DATA PROVIDED:
--*--

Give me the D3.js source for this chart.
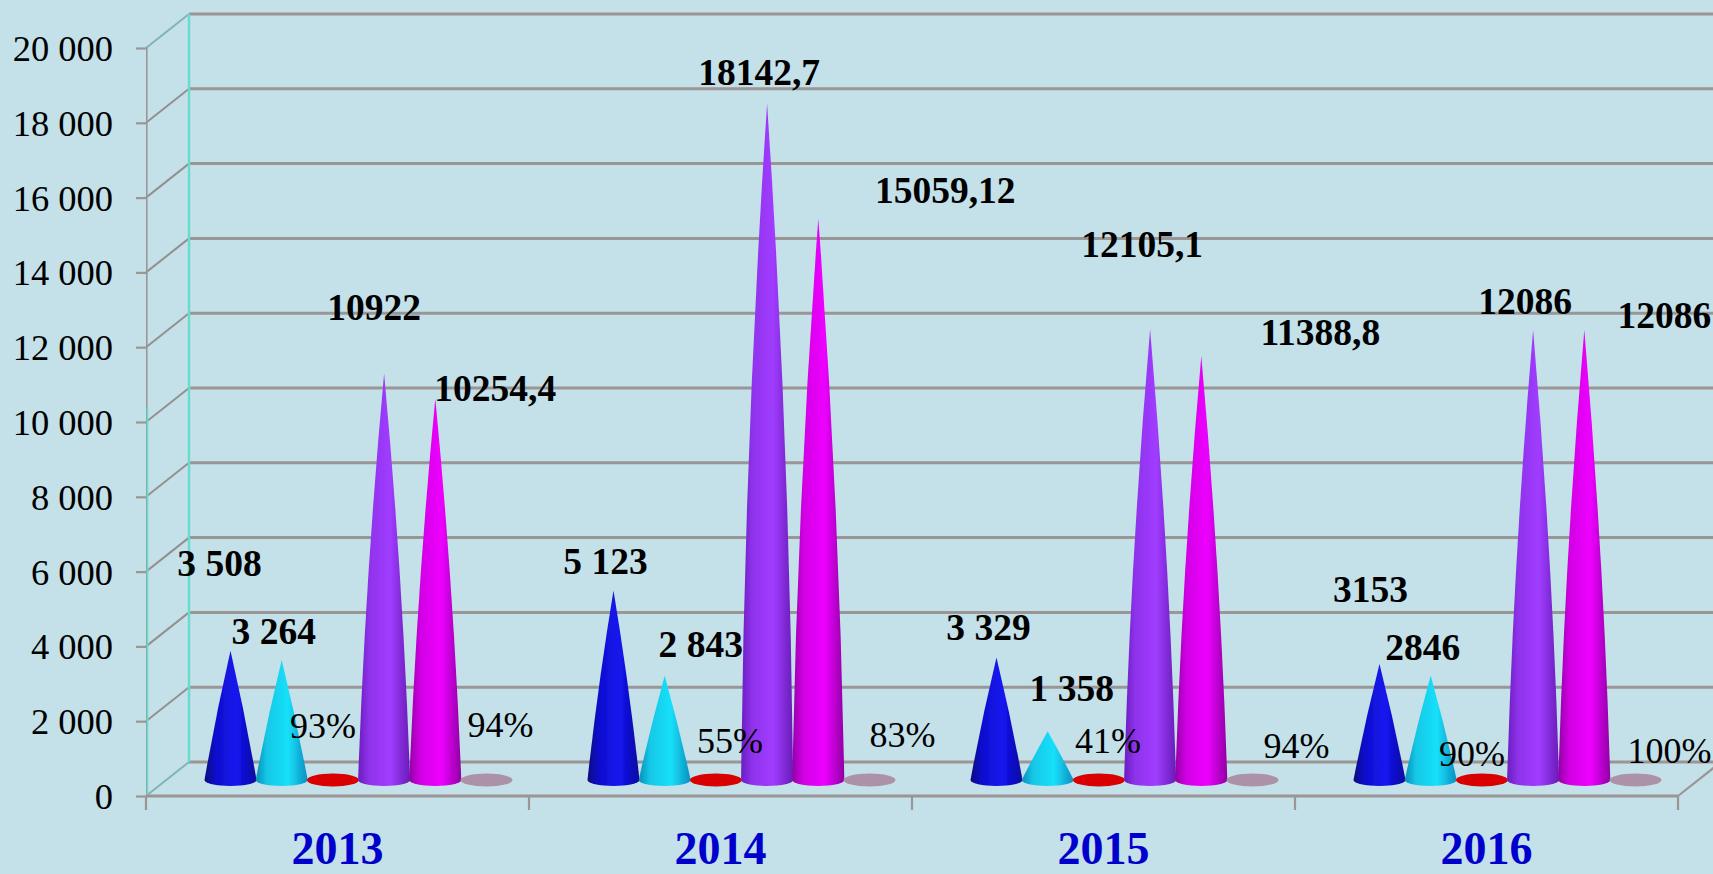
<!DOCTYPE html>
<html><head><meta charset="utf-8">
<script src="https://cdnjs.cloudflare.com/ajax/libs/d3/7.8.5/d3.min.js"></script>
<style>html,body{margin:0;padding:0;background:#c4e0e9;overflow:hidden}svg{display:block}text{font-family:"Liberation Serif",serif}</style>
</head><body><svg id="c" width="1713" height="874"></svg>
<script>
const categories = ["2013","2014","2015","2016"];
const seriesNames = ["s1","s2","s3","s4","s5","s6"];
const s1 = [3508,5123,3329,3153];
const s2 = [3264,2843,1358,2846];
const s3 = [93,55,41,90];
const s4 = [10922,18142.7,12105.1,12086];
const s5 = [10254.4,15059.12,11388.8,12086];
const s6 = [94,83,94,100];
const s1Labels = ["3 508","5 123","3 329","3153"];
const s2Labels = ["3 264","2 843","1 358","2846"];
const s3Labels = ["93%","55%","41%","90%"];
const s4Labels = ["10922","18142,7","12105,1","12086"];
const s5Labels = ["10254,4","15059,12","11388,8","12086"];
const s6Labels = ["94%","83%","94%","100%"];
const yTicks = [0,2000,4000,6000,8000,10000,12000,14000,16000,18000,20000];
const seriesColors = [
  ["#06067e","#1414f0","#08089c"],
  ["#0a8fbc","#18e0fa","#0a8fc0"],
  ["#b00000","#d80000","#b00000"],
  ["#6a1ec0","#a03cff","#681cb8"],
  ["#9400a8","#ee00ff","#9000a4"],
  ["#9c8498","#ac92a8","#9c8498"]
];
// hand placement of the labels, relative to each cone's tip
const labelDx = [[-11,-8,-8,-9],[-8,36,24,-8],[-10,14,9,-10],[-10,-8,-8,-8],[60,127,119,80],[14,33,44,34]];
const labelDy = [[-75,-16,-17,-62],[-16,-19,-30,-16],[-41,-27,-27,-13],[-54,-18,-72,-16],[3,-16,-11,-2],[-41,-32,-20,-15]];

const series = [s1,s2,s3,s4,s5,s6];
const labels = [s1Labels,s2Labels,s3Labels,s4Labels,s5Labels,s6Labels];

const X0=146, X1=1678, Y0=796, Y1=48, DX=43, DY=-34, MIDX=21, MIDY=-14;
const svg = d3.select("#c");
svg.append("rect").attr("width",1713).attr("height",874).attr("fill","#c4e0e9");
const defs = svg.append("defs");
const soft = defs.append("filter").attr("id","soft").attr("filterUnits","userSpaceOnUse").attr("x",0).attr("y",0).attr("width",1713).attr("height",874);
soft.append("feGaussianBlur").attr("stdDeviation",0.6);

const y = d3.scaleLinear().domain([0,20000]).range([Y0,Y1]);
const x = d3.scaleBand().domain(categories).range([X0,X1]);
const xs = d3.scaleBand().domain(seriesNames).range([0,6*51.2]);
const groupOffset = (x.bandwidth()-xs.range()[1])/2 + MIDX;

const GRID="#9b9696";
const grid = svg.append("g").attr("filter","url(#soft)");
// back-wall gridlines
grid.selectAll(".g").data(yTicks).join("line")
  .attr("x1",X0+DX).attr("x2",1713).attr("y1",d=>y(d)+DY).attr("y2",d=>y(d)+DY)
  .attr("stroke",GRID).attr("stroke-width",3);
// side-wall diagonals
grid.selectAll(".d").data(yTicks).join("line")
  .attr("x1",X0).attr("x2",X0+DX).attr("y1",d=>y(d)).attr("y2",d=>y(d)+DY)
  .attr("stroke",d=>d===20000||d===0?"#80b4b4":"#94908f").attr("stroke-width",2);
// right floor diagonal
grid.append("line").attr("x1",X1).attr("x2",X1+DX).attr("y1",Y0).attr("y2",Y0+DY).attr("stroke",GRID).attr("stroke-width",2.2);
// back wall edge
grid.append("line").attr("x1",X0+DX).attr("x2",X0+DX).attr("y1",y(20000)+DY).attr("y2",Y0+DY).attr("stroke","#66dccc").attr("stroke-width",2.4);

// y axis
const yAxis = d3.axisLeft(y).tickValues(yTicks).tickSize(10).tickPadding(23)
  .tickFormat(d=>d3.format(",")(d).replace(/,/g," "));
const gy = svg.append("g").attr("transform",`translate(${X0},0)`).call(yAxis);
gy.select(".domain").attr("stroke",GRID).attr("stroke-width",2.2).attr("filter","url(#soft)");
gy.selectAll(".tick line").attr("stroke",GRID).attr("stroke-width",2.2);
gy.selectAll(".tick text").attr("font-size",36.5).attr("fill","#000").attr("dy",12.5).style("font-family",'"Liberation Serif",serif');
// teal edge running beside the lower part of the front axis
svg.append("line").attr("x1",X0+1.5).attr("x2",X0+1.5).attr("y1",y(10400)).attr("y2",y(0))
  .attr("stroke","#66dccc").attr("stroke-width",1.6).attr("filter","url(#soft)");

// x axis
const gx = svg.append("g").attr("filter","url(#soft)");
gx.append("line").attr("x1",X0).attr("x2",X1).attr("y1",Y0).attr("y2",Y0).attr("stroke",GRID).attr("stroke-width",3);
gx.selectAll(".t").data(categories.concat(["end"])).join("line")
  .attr("x1",(d,i)=>X0+i*x.step()).attr("x2",(d,i)=>X0+i*x.step())
  .attr("y1",Y0).attr("y2",Y0+14).attr("stroke",GRID).attr("stroke-width",2.2);
svg.append("g").selectAll("text").data(categories).join("text")
  .attr("x",d=>x(d)+x.bandwidth()/2).attr("y",864).attr("text-anchor","middle")
  .attr("font-size",46).attr("font-weight","bold").attr("fill","#0000cc").text(d=>d);

// cones
const RX=26, RY=6;
seriesColors.forEach((c,i)=>{
  const g=defs.append("linearGradient").attr("id","grad"+i).attr("x1",0).attr("x2",1).attr("y1",0).attr("y2",0);
  g.append("stop").attr("offset","0%").attr("stop-color",c[0]);
  g.append("stop").attr("offset","22%").attr("stop-color",d3.interpolateRgb(c[0],c[1])(0.7));
  g.append("stop").attr("offset","62%").attr("stop-color",c[1]);
  g.append("stop").attr("offset","100%").attr("stop-color",c[2]);
});
const base = y(0)+MIDY-2;
const cones = svg.append("g").attr("filter","url(#soft)");
categories.forEach((cat,ci)=>{
  seriesNames.forEach((sn,si)=>{
    const cx = x(cat)+groupOffset+xs(sn)+xs.bandwidth()/2;
    const tip = y(series[si][ci])+MIDY;
    const h = base-tip;
    if(h<12){
      cones.append("ellipse").attr("cx",cx).attr("cy",base).attr("rx",RX).attr("ry",RY+0.5)
        .attr("fill",seriesColors[si][1]);
    } else {
      const bow = h*0.014, my = (tip+base)/2;
      cones.append("path")
        .attr("d",`M${cx},${tip}Q${cx+RX/2+bow},${my} ${cx+RX},${base}A${RX},${RY} 0 0 1 ${cx-RX},${base}Q${cx-RX/2-bow},${my} ${cx},${tip}Z`)
        .attr("fill",`url(#grad${si})`);
    }
  });
});

// labels
categories.forEach((cat,ci)=>{
  seriesNames.forEach((sn,si)=>{
    const cx = x(cat)+groupOffset+xs(sn)+xs.bandwidth()/2;
    const tip = y(series[si][ci])+MIDY;
    const pct = si===2||si===5;
    svg.append("text").attr("x",cx+labelDx[si][ci]).attr("y",tip+labelDy[si][ci])
      .attr("text-anchor","middle").attr("font-size",pct?36:37.5)
      .attr("font-weight",pct?"normal":"bold").attr("fill","#000").text(labels[si][ci]);
  });
});
</script></body></html>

--*--

WHAT THE EXERCISE ASKS: Quote the full listing above word for word; exclude every picture from the copy.

CORRECT RESPONSE:
Give me the D3.js source for this chart.
<!DOCTYPE html>
<html><head><meta charset="utf-8">
<script src="https://cdnjs.cloudflare.com/ajax/libs/d3/7.8.5/d3.min.js"></script>
<style>html,body{margin:0;padding:0;background:#c4e0e9;overflow:hidden}svg{display:block}text{font-family:"Liberation Serif",serif}</style>
</head><body><svg id="c" width="1713" height="874"></svg>
<script>
const categories = ["2013","2014","2015","2016"];
const seriesNames = ["s1","s2","s3","s4","s5","s6"];
const s1 = [3508,5123,3329,3153];
const s2 = [3264,2843,1358,2846];
const s3 = [93,55,41,90];
const s4 = [10922,18142.7,12105.1,12086];
const s5 = [10254.4,15059.12,11388.8,12086];
const s6 = [94,83,94,100];
const s1Labels = ["3 508","5 123","3 329","3153"];
const s2Labels = ["3 264","2 843","1 358","2846"];
const s3Labels = ["93%","55%","41%","90%"];
const s4Labels = ["10922","18142,7","12105,1","12086"];
const s5Labels = ["10254,4","15059,12","11388,8","12086"];
const s6Labels = ["94%","83%","94%","100%"];
const yTicks = [0,2000,4000,6000,8000,10000,12000,14000,16000,18000,20000];
const seriesColors = [
  ["#06067e","#1414f0","#08089c"],
  ["#0a8fbc","#18e0fa","#0a8fc0"],
  ["#b00000","#d80000","#b00000"],
  ["#6a1ec0","#a03cff","#681cb8"],
  ["#9400a8","#ee00ff","#9000a4"],
  ["#9c8498","#ac92a8","#9c8498"]
];
// hand placement of the labels, relative to each cone's tip
const labelDx = [[-11,-8,-8,-9],[-8,36,24,-8],[-10,14,9,-10],[-10,-8,-8,-8],[60,127,119,80],[14,33,44,34]];
const labelDy = [[-75,-16,-17,-62],[-16,-19,-30,-16],[-41,-27,-27,-13],[-54,-18,-72,-16],[3,-16,-11,-2],[-41,-32,-20,-15]];

const series = [s1,s2,s3,s4,s5,s6];
const labels = [s1Labels,s2Labels,s3Labels,s4Labels,s5Labels,s6Labels];

const X0=146, X1=1678, Y0=796, Y1=48, DX=43, DY=-34, MIDX=21, MIDY=-14;
const svg = d3.select("#c");
svg.append("rect").attr("width",1713).attr("height",874).attr("fill","#c4e0e9");
const defs = svg.append("defs");
const soft = defs.append("filter").attr("id","soft").attr("filterUnits","userSpaceOnUse").attr("x",0).attr("y",0).attr("width",1713).attr("height",874);
soft.append("feGaussianBlur").attr("stdDeviation",0.6);

const y = d3.scaleLinear().domain([0,20000]).range([Y0,Y1]);
const x = d3.scaleBand().domain(categories).range([X0,X1]);
const xs = d3.scaleBand().domain(seriesNames).range([0,6*51.2]);
const groupOffset = (x.bandwidth()-xs.range()[1])/2 + MIDX;

const GRID="#9b9696";
const grid = svg.append("g").attr("filter","url(#soft)");
// back-wall gridlines
grid.selectAll(".g").data(yTicks).join("line")
  .attr("x1",X0+DX).attr("x2",1713).attr("y1",d=>y(d)+DY).attr("y2",d=>y(d)+DY)
  .attr("stroke",GRID).attr("stroke-width",3);
// side-wall diagonals
grid.selectAll(".d").data(yTicks).join("line")
  .attr("x1",X0).attr("x2",X0+DX).attr("y1",d=>y(d)).attr("y2",d=>y(d)+DY)
  .attr("stroke",d=>d===20000||d===0?"#80b4b4":"#94908f").attr("stroke-width",2);
// right floor diagonal
grid.append("line").attr("x1",X1).attr("x2",X1+DX).attr("y1",Y0).attr("y2",Y0+DY).attr("stroke",GRID).attr("stroke-width",2.2);
// back wall edge
grid.append("line").attr("x1",X0+DX).attr("x2",X0+DX).attr("y1",y(20000)+DY).attr("y2",Y0+DY).attr("stroke","#66dccc").attr("stroke-width",2.4);

// y axis
const yAxis = d3.axisLeft(y).tickValues(yTicks).tickSize(10).tickPadding(23)
  .tickFormat(d=>d3.format(",")(d).replace(/,/g," "));
const gy = svg.append("g").attr("transform",`translate(${X0},0)`).call(yAxis);
gy.select(".domain").attr("stroke",GRID).attr("stroke-width",2.2).attr("filter","url(#soft)");
gy.selectAll(".tick line").attr("stroke",GRID).attr("stroke-width",2.2);
gy.selectAll(".tick text").attr("font-size",36.5).attr("fill","#000").attr("dy",12.5).style("font-family",'"Liberation Serif",serif');
// teal edge running beside the lower part of the front axis
svg.append("line").attr("x1",X0+1.5).attr("x2",X0+1.5).attr("y1",y(10400)).attr("y2",y(0))
  .attr("stroke","#66dccc").attr("stroke-width",1.6).attr("filter","url(#soft)");

// x axis
const gx = svg.append("g").attr("filter","url(#soft)");
gx.append("line").attr("x1",X0).attr("x2",X1).attr("y1",Y0).attr("y2",Y0).attr("stroke",GRID).attr("stroke-width",3);
gx.selectAll(".t").data(categories.concat(["end"])).join("line")
  .attr("x1",(d,i)=>X0+i*x.step()).attr("x2",(d,i)=>X0+i*x.step())
  .attr("y1",Y0).attr("y2",Y0+14).attr("stroke",GRID).attr("stroke-width",2.2);
svg.append("g").selectAll("text").data(categories).join("text")
  .attr("x",d=>x(d)+x.bandwidth()/2).attr("y",864).attr("text-anchor","middle")
  .attr("font-size",46).attr("font-weight","bold").attr("fill","#0000cc").text(d=>d);

// cones
const RX=26, RY=6;
seriesColors.forEach((c,i)=>{
  const g=defs.append("linearGradient").attr("id","grad"+i).attr("x1",0).attr("x2",1).attr("y1",0).attr("y2",0);
  g.append("stop").attr("offset","0%").attr("stop-color",c[0]);
  g.append("stop").attr("offset","22%").attr("stop-color",d3.interpolateRgb(c[0],c[1])(0.7));
  g.append("stop").attr("offset","62%").attr("stop-color",c[1]);
  g.append("stop").attr("offset","100%").attr("stop-color",c[2]);
});
const base = y(0)+MIDY-2;
const cones = svg.append("g").attr("filter","url(#soft)");
categories.forEach((cat,ci)=>{
  seriesNames.forEach((sn,si)=>{
    const cx = x(cat)+groupOffset+xs(sn)+xs.bandwidth()/2;
    const tip = y(series[si][ci])+MIDY;
    const h = base-tip;
    if(h<12){
      cones.append("ellipse").attr("cx",cx).attr("cy",base).attr("rx",RX).attr("ry",RY+0.5)
        .attr("fill",seriesColors[si][1]);
    } else {
      const bow = h*0.014, my = (tip+base)/2;
      cones.append("path")
        .attr("d",`M${cx},${tip}Q${cx+RX/2+bow},${my} ${cx+RX},${base}A${RX},${RY} 0 0 1 ${cx-RX},${base}Q${cx-RX/2-bow},${my} ${cx},${tip}Z`)
        .attr("fill",`url(#grad${si})`);
    }
  });
});

// labels
categories.forEach((cat,ci)=>{
  seriesNames.forEach((sn,si)=>{
    const cx = x(cat)+groupOffset+xs(sn)+xs.bandwidth()/2;
    const tip = y(series[si][ci])+MIDY;
    const pct = si===2||si===5;
    svg.append("text").attr("x",cx+labelDx[si][ci]).attr("y",tip+labelDy[si][ci])
      .attr("text-anchor","middle").attr("font-size",pct?36:37.5)
      .attr("font-weight",pct?"normal":"bold").attr("fill","#000").text(labels[si][ci]);
  });
});
</script></body></html>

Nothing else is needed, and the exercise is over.